Start of Information provided

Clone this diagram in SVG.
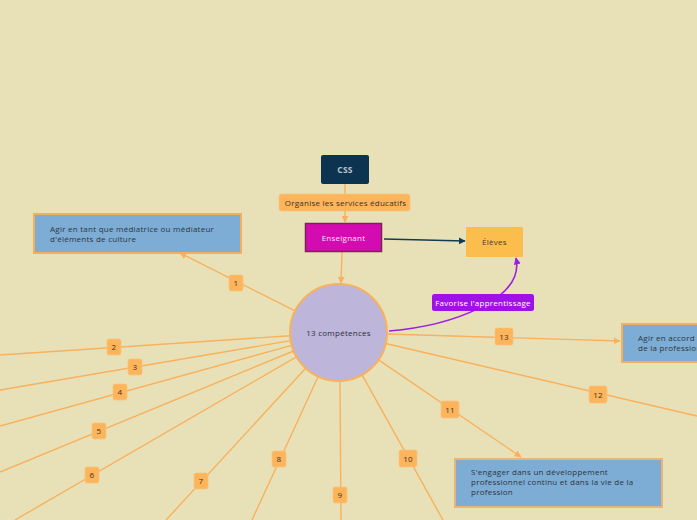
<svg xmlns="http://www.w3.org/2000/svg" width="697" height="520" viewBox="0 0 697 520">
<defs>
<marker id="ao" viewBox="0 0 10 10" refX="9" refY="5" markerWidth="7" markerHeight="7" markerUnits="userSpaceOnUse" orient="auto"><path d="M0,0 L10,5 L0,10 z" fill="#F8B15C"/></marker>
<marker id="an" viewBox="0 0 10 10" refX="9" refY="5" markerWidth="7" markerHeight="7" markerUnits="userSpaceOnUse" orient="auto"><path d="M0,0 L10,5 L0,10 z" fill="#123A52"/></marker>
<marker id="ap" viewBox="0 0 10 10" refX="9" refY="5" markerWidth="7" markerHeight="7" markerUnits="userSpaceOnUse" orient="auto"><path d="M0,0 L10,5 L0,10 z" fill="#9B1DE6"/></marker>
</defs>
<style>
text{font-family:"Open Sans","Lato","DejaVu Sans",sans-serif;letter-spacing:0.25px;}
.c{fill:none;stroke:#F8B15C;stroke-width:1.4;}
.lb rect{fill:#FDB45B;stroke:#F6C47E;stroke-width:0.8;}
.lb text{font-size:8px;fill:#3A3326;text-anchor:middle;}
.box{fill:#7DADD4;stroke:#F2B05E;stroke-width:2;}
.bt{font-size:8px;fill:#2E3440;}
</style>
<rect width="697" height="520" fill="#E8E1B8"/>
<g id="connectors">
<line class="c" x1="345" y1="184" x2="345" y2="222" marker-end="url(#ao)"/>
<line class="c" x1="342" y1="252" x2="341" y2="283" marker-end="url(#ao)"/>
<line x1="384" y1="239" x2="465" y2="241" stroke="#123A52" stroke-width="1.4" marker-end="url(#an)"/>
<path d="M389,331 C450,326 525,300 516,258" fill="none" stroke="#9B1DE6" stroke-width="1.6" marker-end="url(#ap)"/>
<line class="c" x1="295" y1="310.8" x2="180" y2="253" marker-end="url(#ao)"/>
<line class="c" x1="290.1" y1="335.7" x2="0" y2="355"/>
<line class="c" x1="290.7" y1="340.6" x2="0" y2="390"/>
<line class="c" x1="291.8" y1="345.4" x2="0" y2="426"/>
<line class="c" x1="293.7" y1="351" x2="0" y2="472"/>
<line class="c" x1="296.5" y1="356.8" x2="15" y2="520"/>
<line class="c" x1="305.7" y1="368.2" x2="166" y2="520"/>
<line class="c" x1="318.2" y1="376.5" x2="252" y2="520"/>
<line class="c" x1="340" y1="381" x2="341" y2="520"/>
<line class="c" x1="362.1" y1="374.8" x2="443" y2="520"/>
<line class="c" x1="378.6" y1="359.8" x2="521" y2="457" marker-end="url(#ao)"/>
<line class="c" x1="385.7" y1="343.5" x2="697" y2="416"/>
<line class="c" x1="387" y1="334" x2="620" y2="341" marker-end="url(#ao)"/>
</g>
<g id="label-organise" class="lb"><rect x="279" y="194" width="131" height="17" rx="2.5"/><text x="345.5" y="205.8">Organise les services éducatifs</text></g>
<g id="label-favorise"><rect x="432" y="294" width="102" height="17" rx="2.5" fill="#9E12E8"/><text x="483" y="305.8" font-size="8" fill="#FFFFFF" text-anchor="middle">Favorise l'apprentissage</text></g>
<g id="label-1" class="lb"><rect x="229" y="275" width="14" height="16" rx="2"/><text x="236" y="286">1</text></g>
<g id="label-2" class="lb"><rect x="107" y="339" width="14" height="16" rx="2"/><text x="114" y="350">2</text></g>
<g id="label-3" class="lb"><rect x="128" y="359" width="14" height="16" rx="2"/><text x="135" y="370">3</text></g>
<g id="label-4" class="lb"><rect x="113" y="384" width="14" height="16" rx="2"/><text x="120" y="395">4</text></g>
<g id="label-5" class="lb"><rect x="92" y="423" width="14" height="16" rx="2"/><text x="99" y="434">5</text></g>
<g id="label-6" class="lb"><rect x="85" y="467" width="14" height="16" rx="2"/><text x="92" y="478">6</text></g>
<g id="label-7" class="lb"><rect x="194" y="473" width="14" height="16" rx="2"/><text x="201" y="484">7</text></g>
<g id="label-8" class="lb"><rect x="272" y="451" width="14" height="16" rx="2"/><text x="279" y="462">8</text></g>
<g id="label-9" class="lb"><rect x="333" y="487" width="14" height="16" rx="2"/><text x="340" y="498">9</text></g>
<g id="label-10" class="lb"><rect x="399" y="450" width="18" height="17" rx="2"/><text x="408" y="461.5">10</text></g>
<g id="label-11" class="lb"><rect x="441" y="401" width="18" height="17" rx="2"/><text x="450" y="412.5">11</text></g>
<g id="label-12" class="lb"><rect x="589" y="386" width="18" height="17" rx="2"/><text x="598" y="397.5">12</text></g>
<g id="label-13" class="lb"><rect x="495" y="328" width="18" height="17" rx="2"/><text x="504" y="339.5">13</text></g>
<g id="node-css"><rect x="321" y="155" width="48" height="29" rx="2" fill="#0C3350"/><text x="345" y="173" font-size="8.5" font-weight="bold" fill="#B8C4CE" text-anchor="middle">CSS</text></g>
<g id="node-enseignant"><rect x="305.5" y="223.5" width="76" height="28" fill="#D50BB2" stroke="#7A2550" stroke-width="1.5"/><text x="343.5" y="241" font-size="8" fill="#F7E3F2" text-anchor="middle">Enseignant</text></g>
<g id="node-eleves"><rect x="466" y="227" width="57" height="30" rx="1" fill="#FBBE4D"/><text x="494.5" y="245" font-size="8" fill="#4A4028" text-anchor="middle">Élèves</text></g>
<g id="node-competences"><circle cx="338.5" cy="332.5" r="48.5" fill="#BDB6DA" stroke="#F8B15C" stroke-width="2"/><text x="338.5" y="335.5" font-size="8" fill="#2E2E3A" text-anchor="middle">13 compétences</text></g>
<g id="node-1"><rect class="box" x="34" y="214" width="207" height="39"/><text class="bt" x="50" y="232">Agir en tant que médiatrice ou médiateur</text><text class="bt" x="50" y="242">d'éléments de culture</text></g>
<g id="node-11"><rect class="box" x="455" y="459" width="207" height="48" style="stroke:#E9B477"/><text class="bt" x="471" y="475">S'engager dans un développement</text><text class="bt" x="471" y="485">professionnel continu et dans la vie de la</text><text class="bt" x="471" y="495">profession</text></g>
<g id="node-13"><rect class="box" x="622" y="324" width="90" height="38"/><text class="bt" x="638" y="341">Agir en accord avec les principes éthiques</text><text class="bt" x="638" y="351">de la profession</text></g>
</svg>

End of Information provided

# [Work to be completed]
Copy each line above precisely, dropping the pictures.

# [Solution to this task]
Clone this diagram in SVG.
<svg xmlns="http://www.w3.org/2000/svg" width="697" height="520" viewBox="0 0 697 520">
<defs>
<marker id="ao" viewBox="0 0 10 10" refX="9" refY="5" markerWidth="7" markerHeight="7" markerUnits="userSpaceOnUse" orient="auto"><path d="M0,0 L10,5 L0,10 z" fill="#F8B15C"/></marker>
<marker id="an" viewBox="0 0 10 10" refX="9" refY="5" markerWidth="7" markerHeight="7" markerUnits="userSpaceOnUse" orient="auto"><path d="M0,0 L10,5 L0,10 z" fill="#123A52"/></marker>
<marker id="ap" viewBox="0 0 10 10" refX="9" refY="5" markerWidth="7" markerHeight="7" markerUnits="userSpaceOnUse" orient="auto"><path d="M0,0 L10,5 L0,10 z" fill="#9B1DE6"/></marker>
</defs>
<style>
text{font-family:"Open Sans","Lato","DejaVu Sans",sans-serif;letter-spacing:0.25px;}
.c{fill:none;stroke:#F8B15C;stroke-width:1.4;}
.lb rect{fill:#FDB45B;stroke:#F6C47E;stroke-width:0.8;}
.lb text{font-size:8px;fill:#3A3326;text-anchor:middle;}
.box{fill:#7DADD4;stroke:#F2B05E;stroke-width:2;}
.bt{font-size:8px;fill:#2E3440;}
</style>
<rect width="697" height="520" fill="#E8E1B8"/>
<g id="connectors">
<line class="c" x1="345" y1="184" x2="345" y2="222" marker-end="url(#ao)"/>
<line class="c" x1="342" y1="252" x2="341" y2="283" marker-end="url(#ao)"/>
<line x1="384" y1="239" x2="465" y2="241" stroke="#123A52" stroke-width="1.4" marker-end="url(#an)"/>
<path d="M389,331 C450,326 525,300 516,258" fill="none" stroke="#9B1DE6" stroke-width="1.6" marker-end="url(#ap)"/>
<line class="c" x1="295" y1="310.8" x2="180" y2="253" marker-end="url(#ao)"/>
<line class="c" x1="290.1" y1="335.7" x2="0" y2="355"/>
<line class="c" x1="290.7" y1="340.6" x2="0" y2="390"/>
<line class="c" x1="291.8" y1="345.4" x2="0" y2="426"/>
<line class="c" x1="293.7" y1="351" x2="0" y2="472"/>
<line class="c" x1="296.5" y1="356.8" x2="15" y2="520"/>
<line class="c" x1="305.7" y1="368.2" x2="166" y2="520"/>
<line class="c" x1="318.2" y1="376.5" x2="252" y2="520"/>
<line class="c" x1="340" y1="381" x2="341" y2="520"/>
<line class="c" x1="362.1" y1="374.8" x2="443" y2="520"/>
<line class="c" x1="378.6" y1="359.8" x2="521" y2="457" marker-end="url(#ao)"/>
<line class="c" x1="385.7" y1="343.5" x2="697" y2="416"/>
<line class="c" x1="387" y1="334" x2="620" y2="341" marker-end="url(#ao)"/>
</g>
<g id="label-organise" class="lb"><rect x="279" y="194" width="131" height="17" rx="2.5"/><text x="345.5" y="205.8">Organise les services éducatifs</text></g>
<g id="label-favorise"><rect x="432" y="294" width="102" height="17" rx="2.5" fill="#9E12E8"/><text x="483" y="305.8" font-size="8" fill="#FFFFFF" text-anchor="middle">Favorise l'apprentissage</text></g>
<g id="label-1" class="lb"><rect x="229" y="275" width="14" height="16" rx="2"/><text x="236" y="286">1</text></g>
<g id="label-2" class="lb"><rect x="107" y="339" width="14" height="16" rx="2"/><text x="114" y="350">2</text></g>
<g id="label-3" class="lb"><rect x="128" y="359" width="14" height="16" rx="2"/><text x="135" y="370">3</text></g>
<g id="label-4" class="lb"><rect x="113" y="384" width="14" height="16" rx="2"/><text x="120" y="395">4</text></g>
<g id="label-5" class="lb"><rect x="92" y="423" width="14" height="16" rx="2"/><text x="99" y="434">5</text></g>
<g id="label-6" class="lb"><rect x="85" y="467" width="14" height="16" rx="2"/><text x="92" y="478">6</text></g>
<g id="label-7" class="lb"><rect x="194" y="473" width="14" height="16" rx="2"/><text x="201" y="484">7</text></g>
<g id="label-8" class="lb"><rect x="272" y="451" width="14" height="16" rx="2"/><text x="279" y="462">8</text></g>
<g id="label-9" class="lb"><rect x="333" y="487" width="14" height="16" rx="2"/><text x="340" y="498">9</text></g>
<g id="label-10" class="lb"><rect x="399" y="450" width="18" height="17" rx="2"/><text x="408" y="461.5">10</text></g>
<g id="label-11" class="lb"><rect x="441" y="401" width="18" height="17" rx="2"/><text x="450" y="412.5">11</text></g>
<g id="label-12" class="lb"><rect x="589" y="386" width="18" height="17" rx="2"/><text x="598" y="397.5">12</text></g>
<g id="label-13" class="lb"><rect x="495" y="328" width="18" height="17" rx="2"/><text x="504" y="339.5">13</text></g>
<g id="node-css"><rect x="321" y="155" width="48" height="29" rx="2" fill="#0C3350"/><text x="345" y="173" font-size="8.5" font-weight="bold" fill="#B8C4CE" text-anchor="middle">CSS</text></g>
<g id="node-enseignant"><rect x="305.5" y="223.5" width="76" height="28" fill="#D50BB2" stroke="#7A2550" stroke-width="1.5"/><text x="343.5" y="241" font-size="8" fill="#F7E3F2" text-anchor="middle">Enseignant</text></g>
<g id="node-eleves"><rect x="466" y="227" width="57" height="30" rx="1" fill="#FBBE4D"/><text x="494.5" y="245" font-size="8" fill="#4A4028" text-anchor="middle">Élèves</text></g>
<g id="node-competences"><circle cx="338.5" cy="332.5" r="48.5" fill="#BDB6DA" stroke="#F8B15C" stroke-width="2"/><text x="338.5" y="335.5" font-size="8" fill="#2E2E3A" text-anchor="middle">13 compétences</text></g>
<g id="node-1"><rect class="box" x="34" y="214" width="207" height="39"/><text class="bt" x="50" y="232">Agir en tant que médiatrice ou médiateur</text><text class="bt" x="50" y="242">d'éléments de culture</text></g>
<g id="node-11"><rect class="box" x="455" y="459" width="207" height="48" style="stroke:#E9B477"/><text class="bt" x="471" y="475">S'engager dans un développement</text><text class="bt" x="471" y="485">professionnel continu et dans la vie de la</text><text class="bt" x="471" y="495">profession</text></g>
<g id="node-13"><rect class="box" x="622" y="324" width="90" height="38"/><text class="bt" x="638" y="341">Agir en accord avec les principes éthiques</text><text class="bt" x="638" y="351">de la profession</text></g>
</svg>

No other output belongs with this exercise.